Example Surface Dew point Temperature Advection Image
Positive advection areas are outlined in solid lines and indicate that the dew point temperature is increasing due to advection. Negative advection areas are outlined in dashed lines, and indicate that the dew point temperature is decreasing due to advection. Both advection areas are contoured in intervals of 10 degrees Fahrenheit per day, so a positive advection outline of 20 indicates that if positive advection was to continue at the present rate for 24 hours, the dew point temperature would warm by 20 degrees Fahrenheit in that region.
At a given temperature, the higher the dew point temperature, the more moisture in the air. By taking dew point temperature advection to be analogous to moisture advection, we can say that when there is positive dew point temperature advection, there is also positive moisture advection.

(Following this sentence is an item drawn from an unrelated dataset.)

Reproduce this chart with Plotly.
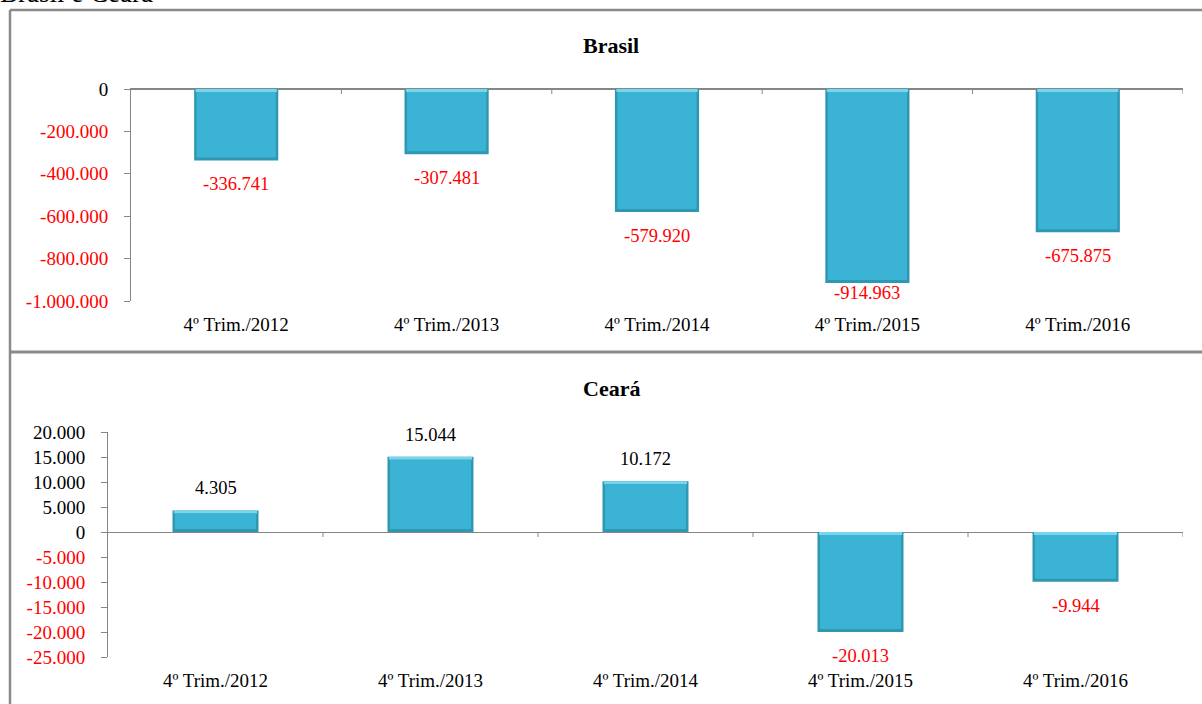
import plotly.graph_objects as go

# ---------------- data ----------------
categories = ["4º Trim./2012", "4º Trim./2013", "4º Trim./2014", "4º Trim./2015", "4º Trim./2016"]
brasil_values = [-336741, -307481, -579920, -914963, -675875]
ceara_values = [4305, 15044, 10172, -20013, -9944]
brasil_ticks = [0, -200000, -400000, -600000, -800000, -1000000]
ceara_ticks = [20000, 15000, 10000, 5000, 0, -5000, -10000, -15000, -20000, -25000]
page_title = "Brasil e Ceará"
panel_titles = ["Brasil", "Ceará"]

# ---------------- style ----------------
W, H = 1202, 704
FONT = "Liberation Serif, Times New Roman, serif"
RED = "#ff0000"
BLACK = "#000000"
AXIS = "#868686"
BAR_FACE = "#3ab3d4"
BAR_EDGE = "#3097b2"
BAR_LIGHT = "#76d6ed"
BORDER = "#8a8a8a"
BAR_W = 0.4


def fmt(v):
    return f"{v:,}".replace(",", ".")


def colored(v):
    col = RED if v < 0 else BLACK
    return f"<span style='color:{col}'>{fmt(v)}</span>"


def px_y(py):
    return 1 - py / H


# panel geometry (pixels)
panels = [
    dict(vals=brasil_values, ticks=brasil_ticks, x0=131, x1=1183, ytop=89, ybot=301,
         rng=[-1000000, 0], title_y=45, standoff=10),
    dict(vals=ceara_values, ticks=ceara_ticks, x0=108, x1=1183, ytop=432, ybot=657,
         rng=[-25000, 20000], title_y=388, standoff=10),
]

fig = go.Figure()
xidx = list(range(len(categories)))
bounds = [i + 0.5 for i in xidx]

for k, p in enumerate(panels):
    xa = "x" if k == 0 else "x2"
    ya = "y" if k == 0 else "y2"
    upp = (p["rng"][1] - p["rng"][0]) / (p["ybot"] - p["ytop"])  # data units per pixel
    col_px = (p["x1"] - p["x0"]) / len(categories)
    tops = [max(v, 0) for v in p["vals"]]
    bots = [min(v, 0) for v in p["vals"]]
    # outer (edge) of the bevelled bar
    fig.add_trace(go.Bar(
        x=xidx, y=[t - b for t, b in zip(tops, bots)], base=bots, width=BAR_W,
        xaxis=xa, yaxis=ya, marker=dict(color=BAR_EDGE, line=dict(width=0)),
        showlegend=False, hoverinfo="skip",
    ))
    # light top bevel
    fig.add_trace(go.Bar(
        x=xidx, y=[3 * upp] * len(tops), base=[t - 3 * upp for t in tops],
        width=BAR_W - 3 / col_px, xaxis=xa, yaxis=ya,
        marker=dict(color=BAR_LIGHT, line=dict(width=0)), showlegend=False, hoverinfo="skip",
    ))
    # main face
    fig.add_trace(go.Bar(
        x=xidx, y=[(t - 3 * upp) - (b + 3 * upp) for t, b in zip(tops, bots)],
        base=[b + 3 * upp for b in bots], width=BAR_W - 5 / col_px, xaxis=xa, yaxis=ya,
        marker=dict(color=BAR_FACE, line=dict(width=0)), showlegend=False, hoverinfo="skip",
    ))
    # small tick marks below the zero line at category boundaries
    fig.add_trace(go.Scatter(
        x=bounds, y=[0] * len(bounds), mode="markers", xaxis=xa, yaxis=ya,
        marker=dict(size=0.1, color=AXIS),
        error_y=dict(type="data", symmetric=False, array=[0] * len(bounds),
                     arrayminus=[5 * upp] * len(bounds),
                     color=AXIS, thickness=1, width=0),
        showlegend=False, hoverinfo="skip", cliponaxis=False,
    ))
    # value labels
    for i, v in enumerate(p["vals"]):
        bar_end_px = p["ytop"] + (p["rng"][1] - v) / upp
        if v >= 0:
            shift = 22
        else:
            gap = p["ybot"] - bar_end_px
            shift = -24 if gap > 20 else -(gap - 8)
        fig.add_annotation(
            x=i, y=v, xref=xa, yref=ya, text=fmt(v), showarrow=False,
            yshift=shift, yanchor="middle",
            font=dict(family=FONT, size=18.5, color=RED if v < 0 else BLACK),
        )
    # panel title
    fig.add_annotation(
        x=611 / W, y=px_y(p["title_y"]), xref="paper", yref="paper",
        text=f"<b>{panel_titles[k]}</b>", showarrow=False, yanchor="middle",
        font=dict(family=FONT, size=22, color=BLACK),
    )


def xaxis_cfg(p):
    return dict(
        domain=[p["x0"] / W, p["x1"] / W],
        range=[-0.5, len(categories) - 0.5], tickmode="array", tickvals=xidx, ticktext=categories,
        showgrid=False, zeroline=False, showline=False, ticks="", automargin=False,
        tickfont=dict(family=FONT, size=19, color=BLACK), ticklabelstandoff=p["standoff"],
    )


def yaxis_cfg(p):
    return dict(
        domain=[px_y(p["ybot"]), px_y(p["ytop"])], range=p["rng"],
        tickmode="array", tickvals=p["ticks"], ticktext=[colored(v) for v in p["ticks"]],
        showgrid=False, showline=True, linecolor=AXIS, linewidth=1, ticks="outside",
        ticklen=6, tickcolor=AXIS, tickwidth=1, zeroline=True, zerolinecolor=AXIS,
        zerolinewidth=1, tickfont=dict(family=FONT, size=19), ticklabelstandoff=12,
        automargin=False,
    )


p0, p1 = panels
fig.update_layout(
    width=W, height=H, margin=dict(l=0, r=0, t=0, b=0, autoexpand=False),
    paper_bgcolor="white", plot_bgcolor="white", barmode="overlay",
    xaxis=dict(anchor="y", **xaxis_cfg(p0)),
    xaxis3=dict(domain=[p0["x0"] / W, p0["x1"] / W], anchor="y", overlaying="x", side="top",
                range=[-0.5, len(categories) - 0.5], showline=True, linecolor=AXIS, linewidth=1,
                ticks="", showticklabels=False, showgrid=False, zeroline=False, automargin=False),
    yaxis=dict(anchor="x", **yaxis_cfg(p0)),
    xaxis2=dict(anchor="y2", **xaxis_cfg(p1)),
    yaxis2=dict(anchor="x2", **yaxis_cfg(p1)),
)
# invisible trace so the top-edge axis (zero line of the Brasil panel) is drawn
fig.add_trace(go.Scatter(x=[0], y=[0], xaxis="x3", yaxis="y", mode="markers",
                         marker=dict(size=0.1, opacity=0), showlegend=False, hoverinfo="skip"))

# page title (partly cut off at the top, as in the original)
fig.add_annotation(x=0, y=px_y(10), xref="paper", yref="paper", text=page_title,
                   showarrow=False, xanchor="left", yanchor="bottom", xshift=-2,
                   font=dict(family=FONT, size=27, color=BLACK))

# frame lines
fig.add_shape(type="line", xref="paper", yref="paper", x0=10 / W, x1=1.02, y0=px_y(10), y1=px_y(10),
              line=dict(color=BORDER, width=2.5))
fig.add_shape(type="line", xref="paper", yref="paper", x0=10 / W, x1=10 / W, y0=px_y(10), y1=-0.05,
              line=dict(color=BORDER, width=2.5))
fig.add_shape(type="line", xref="paper", yref="paper", x0=10 / W, x1=1.02, y0=px_y(352), y1=px_y(352),
              line=dict(color=BORDER, width=3))

fig.write_html("out.html", config={"displayModeBar": False},
               post_script="document.body.style.margin='0';")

Severe weather analysts pay close attention to the distribution of low-level moisture. Areas rich in moisture help to destabilize the atmosphere, which in turn support the generation of strong updrafts. If the updrafts occur near areas of positive dew point advection, the potential for significant thunderstorm development increases.
The example image above shows an area of strong negative dew point advection located in Wisconsin, Illinois and into Missouri. This negative dew point advection area is due to a cold front that was passing through those areas at the time of this image. This image clearly shows how much drier the air was behind the cold front than ahead of the cold front.